Other key player signings in October included professional futsal player Savid Parente Devignaud from Portugal, Broken Arrow native Thomas Shannon, former Puerto Rico National Team player and Ohio Vortex veteran David Joshua Marrero "Josh" Danza, and forward Franck Tayou who played for the Las Vegas Legends last season.

==Schedule==

===Regular season===

| Game | Day | Date | Kickoff | Opponent | Results |  | Location | Attendance |
| Score | Record |
| 1 | Friday | November 1 | 7:35pm | at Illinois Piasa | L 4–7 | 0–1 | Field Sports Complex | 496 |
| 2 | Saturday | November 2 | 4:05pm | at Chicago Mustangs | L 5–10 | 0–2 | Odeum Expo Center | 833 |
| 3 | Saturday | November 16 | 7:05pm | at Dallas Sidekicks | L 5–7 | 0–3 | Allen Event Center | 3,392 |
| 4 | Friday | November 22 | 7:05pm | Hidalgo La Fiera | L 6–7 (OT) | 0–4 | Cox Business Center | 898 |
| 5 | Friday | December 13 | 7:05pm | Saltillo Rancho Seco | L 7–8 | 0–5 | Cox Business Center | 864 |
| 6 | Saturday | December 14 | 7:05pm | at Wichita B-52s | L 2–9 | 0–6 | Hartman Arena | 1,691 |
| 7 | Saturday | December 21 | 2:05pm | Dallas Sidekicks | L 6–8 | 0–7 | Cox Business Center | 783 |
| 8 | Friday | December 27 | 7:35pm | at Dallas Sidekicks | L 8–13 | 0–8 | Allen Event Center | 4,322 |
| 9 | Saturday | December 28 | 6:05pm | Texas Strikers | W 13–8 | 1–8 | Cox Business Center | 1,007 |
| 10 | Friday | January 10 | 7:05pm | at Wichita B-52s | L 2–4 | 1–9 | Hartman Arena | 1,424 |
| 11 | Saturday | January 18 | 6:05pm | Dallas Sidekicks | L 2–13 | 1–10 | Cox Business Center | 1,042 |
| 12 | Saturday | January 25 | 6:05pm | Wichita B-52s† | L 9–10 | 1–11 | Cox Business Center | 805 |
| 13 | Friday | January 31 | 7:05pm | Chicago Mustangs | L 9–16 | 1–12 | Cox Business Center | 664 |
| 14 | Friday | February 7 | 7:05pm | Wichita B-52s | W 6–4 | 2–12 | Cox Business Center | 865 |
| 15 | Saturday | February 15 | 7:05pm | at Texas Strikers | L 3–11 | 2–13 | Ford Arena | 277 |
| 16 | Sunday | February 16 | 5:05pm | at Hidalgo La Fiera | L 2–23 | 2–14 | State Farm Arena | 512 |

† Game also counts for US Open Cup, as listed in chart below.

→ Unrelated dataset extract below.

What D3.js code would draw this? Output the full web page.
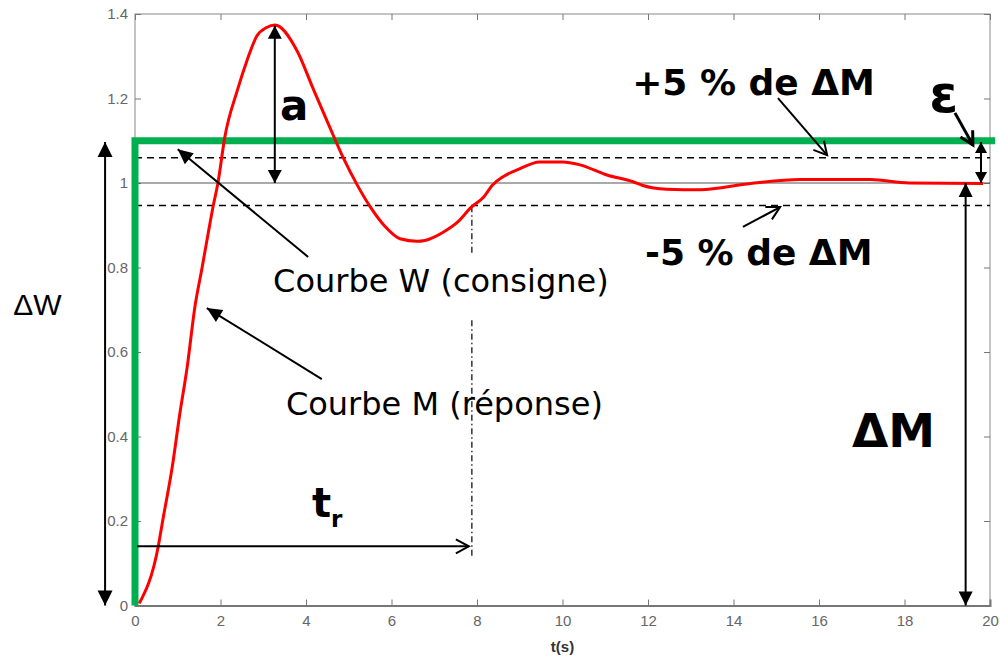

===U.S. Open Cup for Arena Soccer===

| Round | Day | Date | Kickoff | Opponent | Results |  | Location | Attendance |
| Score | Record |
| Wild Card | Sunday | December 22 | 10:00am | BH United (Independent) | W 3–0 (by forfeit) | 1–0 | Soccer City OKC | N/A |
| Round of 32 | Sunday | January 12 | 10:00am | Tulsa Tea Men (Independent) | W 6–2 | 2–0 | Soccer City Tulsa |  |
| Round of 16 | Saturday | January 25 | 6:05pm | Wichita B-52s | L 9–10 | 2–1 | Cox Business Center | 805 |

==Personnel==

===Player roster===
As of November 1, 2013

| No. | Pos. | Nation | Player |
|---|---|---|---|
| 1 | GK | GBR | Lewis Amos |
| 2 | DF | PUR | Josh Danza |
| 3 | DF | JAM | Sheldon Barrett |
| 4 | DF | USA | Thomas Shannon |
| 5 | DF | USA | David Kamali |
| 6 | MF | USA | Adam "Sambo" Claros |
| 7 | MF | USA | Bryce Taylor |
| 8 | MF | LBR | Michael Poneys |
| 9 | FW | USA | Levi Coleman |
| 10 | MF | POR | David Parente |

| No. | Pos. | Nation | Player |
|---|---|---|---|
| 11 | MF | USA | Tyrell Jackson |
| 13 | FW | MEX | Victor Perralta |
| 14 | MF | SYR | Abed El-Kour |
| 15 | MF | CMR | Franck Tayou |
| 16 | DF | USA | Sam Guernsey |
| 17 | FW | USA | Bryant Scrapper |
| 18 | FW | BFA | Dominic Nayaga |
| 20 | DF | Nigeria | Baba Ugbah |
| 21 | FW | USA | Gunnar Kelly |
| 22 | GK | Lebanon | Habib Zaylaa |

===Staff===
The ownership group during this inaugural season include Adam C. Mellor and Shannon T. Clark. The team's head coach is Michael Nsien II. Assistant coaches under Nsien are John Michael Waite and Christian Porto. The team doctor is Dr. Breck Kasbaum, DC and the team legal counsel is Marvin G. Lizama, Esq. Special events are coordinated by Dirk Johnson and Jeff Brucculeri is in charge of media relations. The "Ladies of Liberty" cheer squad is led by Stephanie Wykoff as Cheer Director.